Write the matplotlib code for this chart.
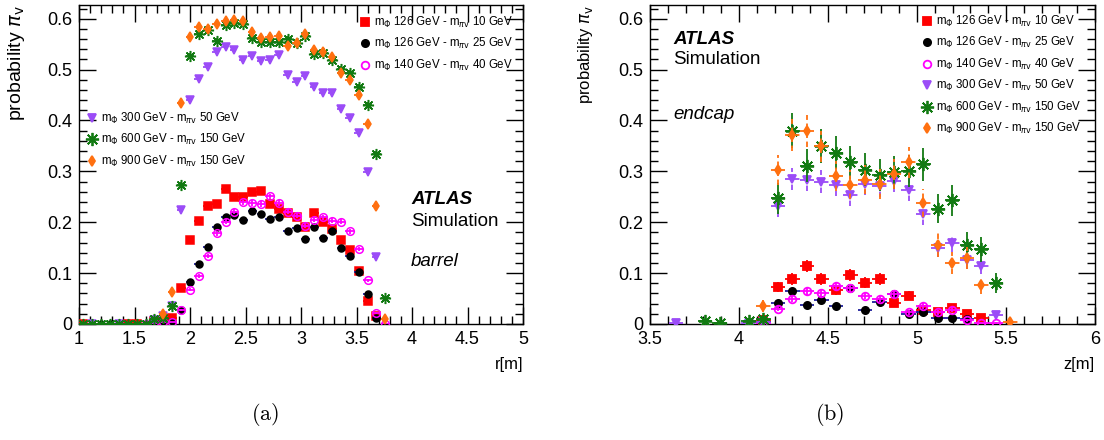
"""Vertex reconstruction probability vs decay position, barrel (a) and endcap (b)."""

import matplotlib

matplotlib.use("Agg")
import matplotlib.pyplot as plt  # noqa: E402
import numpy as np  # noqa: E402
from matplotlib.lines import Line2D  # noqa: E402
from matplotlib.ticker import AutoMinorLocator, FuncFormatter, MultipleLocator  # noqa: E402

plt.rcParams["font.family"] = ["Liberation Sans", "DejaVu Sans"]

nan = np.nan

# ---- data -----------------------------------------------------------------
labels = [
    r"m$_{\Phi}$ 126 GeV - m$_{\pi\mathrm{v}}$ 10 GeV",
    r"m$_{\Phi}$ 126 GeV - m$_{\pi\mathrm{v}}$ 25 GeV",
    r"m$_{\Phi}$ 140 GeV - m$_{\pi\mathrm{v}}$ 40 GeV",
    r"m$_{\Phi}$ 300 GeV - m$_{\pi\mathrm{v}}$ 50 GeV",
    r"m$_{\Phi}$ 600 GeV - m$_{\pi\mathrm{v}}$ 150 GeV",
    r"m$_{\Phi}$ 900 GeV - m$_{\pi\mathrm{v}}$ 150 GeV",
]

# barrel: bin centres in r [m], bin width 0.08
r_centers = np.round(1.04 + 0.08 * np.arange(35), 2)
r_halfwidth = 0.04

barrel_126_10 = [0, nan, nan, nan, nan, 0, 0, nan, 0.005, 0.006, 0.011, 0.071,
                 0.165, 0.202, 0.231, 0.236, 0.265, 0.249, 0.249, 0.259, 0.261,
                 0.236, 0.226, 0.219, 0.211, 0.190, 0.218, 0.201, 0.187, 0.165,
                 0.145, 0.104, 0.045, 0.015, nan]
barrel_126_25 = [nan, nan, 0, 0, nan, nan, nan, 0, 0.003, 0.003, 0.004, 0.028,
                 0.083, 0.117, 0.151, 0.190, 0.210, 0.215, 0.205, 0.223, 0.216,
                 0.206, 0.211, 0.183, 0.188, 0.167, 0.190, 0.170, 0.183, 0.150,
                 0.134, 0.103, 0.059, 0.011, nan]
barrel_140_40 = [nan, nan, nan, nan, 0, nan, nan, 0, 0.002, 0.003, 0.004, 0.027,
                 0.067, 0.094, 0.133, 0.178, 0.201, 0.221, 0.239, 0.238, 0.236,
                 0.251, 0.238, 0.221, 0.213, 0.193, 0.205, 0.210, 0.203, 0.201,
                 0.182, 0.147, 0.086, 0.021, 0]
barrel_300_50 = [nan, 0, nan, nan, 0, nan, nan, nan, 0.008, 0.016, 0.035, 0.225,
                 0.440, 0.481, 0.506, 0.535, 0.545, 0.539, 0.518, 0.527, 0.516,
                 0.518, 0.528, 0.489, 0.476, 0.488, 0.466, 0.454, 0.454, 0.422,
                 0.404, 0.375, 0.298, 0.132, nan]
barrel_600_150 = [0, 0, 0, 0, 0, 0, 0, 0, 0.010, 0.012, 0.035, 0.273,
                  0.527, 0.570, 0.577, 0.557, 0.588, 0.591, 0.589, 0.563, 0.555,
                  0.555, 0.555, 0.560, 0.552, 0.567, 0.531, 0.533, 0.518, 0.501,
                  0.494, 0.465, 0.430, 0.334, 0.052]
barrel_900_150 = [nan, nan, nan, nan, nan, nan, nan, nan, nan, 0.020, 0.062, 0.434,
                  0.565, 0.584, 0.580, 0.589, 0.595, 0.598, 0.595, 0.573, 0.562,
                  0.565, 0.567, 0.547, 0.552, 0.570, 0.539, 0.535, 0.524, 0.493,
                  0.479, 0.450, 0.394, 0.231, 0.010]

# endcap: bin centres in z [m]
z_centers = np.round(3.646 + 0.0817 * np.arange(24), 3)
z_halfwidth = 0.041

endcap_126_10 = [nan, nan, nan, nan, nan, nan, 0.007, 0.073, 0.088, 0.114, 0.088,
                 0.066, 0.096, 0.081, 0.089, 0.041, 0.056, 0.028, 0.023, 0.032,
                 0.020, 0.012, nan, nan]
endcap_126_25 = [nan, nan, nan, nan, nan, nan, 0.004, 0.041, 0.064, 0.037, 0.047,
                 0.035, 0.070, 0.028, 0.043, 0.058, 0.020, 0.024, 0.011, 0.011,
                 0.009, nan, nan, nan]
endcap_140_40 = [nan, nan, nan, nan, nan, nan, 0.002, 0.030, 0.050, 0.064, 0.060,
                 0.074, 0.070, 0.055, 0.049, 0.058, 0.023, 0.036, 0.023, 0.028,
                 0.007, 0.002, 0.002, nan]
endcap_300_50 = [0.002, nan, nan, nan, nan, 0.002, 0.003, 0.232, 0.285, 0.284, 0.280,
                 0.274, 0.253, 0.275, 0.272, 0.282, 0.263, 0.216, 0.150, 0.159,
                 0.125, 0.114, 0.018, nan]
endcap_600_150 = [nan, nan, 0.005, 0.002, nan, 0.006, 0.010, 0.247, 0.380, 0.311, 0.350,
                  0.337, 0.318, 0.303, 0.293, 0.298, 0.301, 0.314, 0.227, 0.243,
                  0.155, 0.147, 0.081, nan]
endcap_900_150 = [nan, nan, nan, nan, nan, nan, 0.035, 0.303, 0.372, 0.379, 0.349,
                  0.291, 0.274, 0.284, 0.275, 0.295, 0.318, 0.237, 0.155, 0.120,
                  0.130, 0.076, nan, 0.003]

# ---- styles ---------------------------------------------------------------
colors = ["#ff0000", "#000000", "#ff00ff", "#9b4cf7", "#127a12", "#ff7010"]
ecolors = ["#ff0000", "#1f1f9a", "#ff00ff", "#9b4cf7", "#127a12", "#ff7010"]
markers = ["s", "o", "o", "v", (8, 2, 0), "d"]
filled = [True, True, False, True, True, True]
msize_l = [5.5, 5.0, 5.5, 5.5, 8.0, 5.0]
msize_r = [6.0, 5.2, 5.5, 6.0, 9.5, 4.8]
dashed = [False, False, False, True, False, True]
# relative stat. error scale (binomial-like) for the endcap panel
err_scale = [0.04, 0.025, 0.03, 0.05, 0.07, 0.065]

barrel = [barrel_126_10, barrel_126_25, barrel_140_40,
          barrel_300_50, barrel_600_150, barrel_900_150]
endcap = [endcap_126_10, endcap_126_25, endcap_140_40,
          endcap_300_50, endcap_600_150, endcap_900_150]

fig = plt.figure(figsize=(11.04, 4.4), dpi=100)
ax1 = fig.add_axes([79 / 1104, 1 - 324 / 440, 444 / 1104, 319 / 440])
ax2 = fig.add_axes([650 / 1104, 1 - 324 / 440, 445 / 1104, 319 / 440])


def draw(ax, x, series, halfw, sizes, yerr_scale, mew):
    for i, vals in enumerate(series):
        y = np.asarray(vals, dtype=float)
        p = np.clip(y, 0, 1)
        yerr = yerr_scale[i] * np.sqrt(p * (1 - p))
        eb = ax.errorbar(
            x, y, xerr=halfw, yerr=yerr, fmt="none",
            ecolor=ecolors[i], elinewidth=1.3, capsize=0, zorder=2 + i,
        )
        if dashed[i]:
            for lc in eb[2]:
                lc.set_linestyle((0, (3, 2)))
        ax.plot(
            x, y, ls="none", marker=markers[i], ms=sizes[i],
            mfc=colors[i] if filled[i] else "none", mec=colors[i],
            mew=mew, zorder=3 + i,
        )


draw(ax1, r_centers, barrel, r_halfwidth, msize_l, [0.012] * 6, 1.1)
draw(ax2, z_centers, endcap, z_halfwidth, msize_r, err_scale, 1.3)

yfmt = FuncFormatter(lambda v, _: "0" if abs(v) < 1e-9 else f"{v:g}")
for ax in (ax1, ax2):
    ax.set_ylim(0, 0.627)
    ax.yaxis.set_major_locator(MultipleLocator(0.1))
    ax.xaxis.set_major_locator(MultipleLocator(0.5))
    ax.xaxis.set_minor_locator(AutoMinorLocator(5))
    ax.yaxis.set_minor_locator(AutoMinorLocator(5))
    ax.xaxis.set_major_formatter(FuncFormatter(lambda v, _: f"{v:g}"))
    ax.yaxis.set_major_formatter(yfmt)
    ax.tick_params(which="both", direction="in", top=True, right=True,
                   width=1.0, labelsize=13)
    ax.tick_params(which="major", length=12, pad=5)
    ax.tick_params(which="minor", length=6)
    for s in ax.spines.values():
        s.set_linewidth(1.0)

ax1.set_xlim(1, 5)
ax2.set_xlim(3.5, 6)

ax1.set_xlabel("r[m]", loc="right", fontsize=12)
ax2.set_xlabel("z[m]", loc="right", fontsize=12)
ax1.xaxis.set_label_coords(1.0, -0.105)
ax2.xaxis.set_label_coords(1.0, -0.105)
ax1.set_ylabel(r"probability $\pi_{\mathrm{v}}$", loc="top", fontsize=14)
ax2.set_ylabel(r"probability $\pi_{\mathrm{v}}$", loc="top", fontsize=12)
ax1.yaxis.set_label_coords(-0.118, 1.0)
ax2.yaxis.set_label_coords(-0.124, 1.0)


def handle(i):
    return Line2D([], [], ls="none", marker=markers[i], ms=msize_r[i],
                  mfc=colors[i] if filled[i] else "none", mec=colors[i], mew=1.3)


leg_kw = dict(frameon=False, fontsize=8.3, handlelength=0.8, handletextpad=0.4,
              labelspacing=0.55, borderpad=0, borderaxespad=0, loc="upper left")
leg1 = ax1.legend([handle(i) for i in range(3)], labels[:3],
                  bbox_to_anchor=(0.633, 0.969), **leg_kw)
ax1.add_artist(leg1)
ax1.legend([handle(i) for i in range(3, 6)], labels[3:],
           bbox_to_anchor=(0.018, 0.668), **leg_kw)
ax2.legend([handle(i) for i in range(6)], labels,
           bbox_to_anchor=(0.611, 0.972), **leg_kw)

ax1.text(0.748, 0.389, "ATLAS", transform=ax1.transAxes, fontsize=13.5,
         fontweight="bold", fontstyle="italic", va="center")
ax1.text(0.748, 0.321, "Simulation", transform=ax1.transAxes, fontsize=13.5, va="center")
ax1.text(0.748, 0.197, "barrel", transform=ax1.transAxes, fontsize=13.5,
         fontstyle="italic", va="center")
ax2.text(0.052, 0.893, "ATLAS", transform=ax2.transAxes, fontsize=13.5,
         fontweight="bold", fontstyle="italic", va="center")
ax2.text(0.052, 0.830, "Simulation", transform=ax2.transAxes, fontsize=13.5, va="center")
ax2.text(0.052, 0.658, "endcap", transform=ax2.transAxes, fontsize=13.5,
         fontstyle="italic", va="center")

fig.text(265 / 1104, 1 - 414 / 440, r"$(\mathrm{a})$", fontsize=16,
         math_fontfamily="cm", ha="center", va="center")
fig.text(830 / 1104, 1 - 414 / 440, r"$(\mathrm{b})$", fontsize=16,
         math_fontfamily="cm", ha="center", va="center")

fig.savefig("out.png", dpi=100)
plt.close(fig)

+++

### WHAT YOU ARE ASKED TO DO:
Check each line above for the word "matplotlib" and copy the ones that have it.

### THE ANSWER:
Write the matplotlib code for this chart.
import matplotlib
matplotlib.use("Agg")
import matplotlib.pyplot as plt  # noqa: E402
from matplotlib.lines import Line2D  # noqa: E402
from matplotlib.ticker import AutoMinorLocator, FuncFormatter, MultipleLocator  # noqa: E402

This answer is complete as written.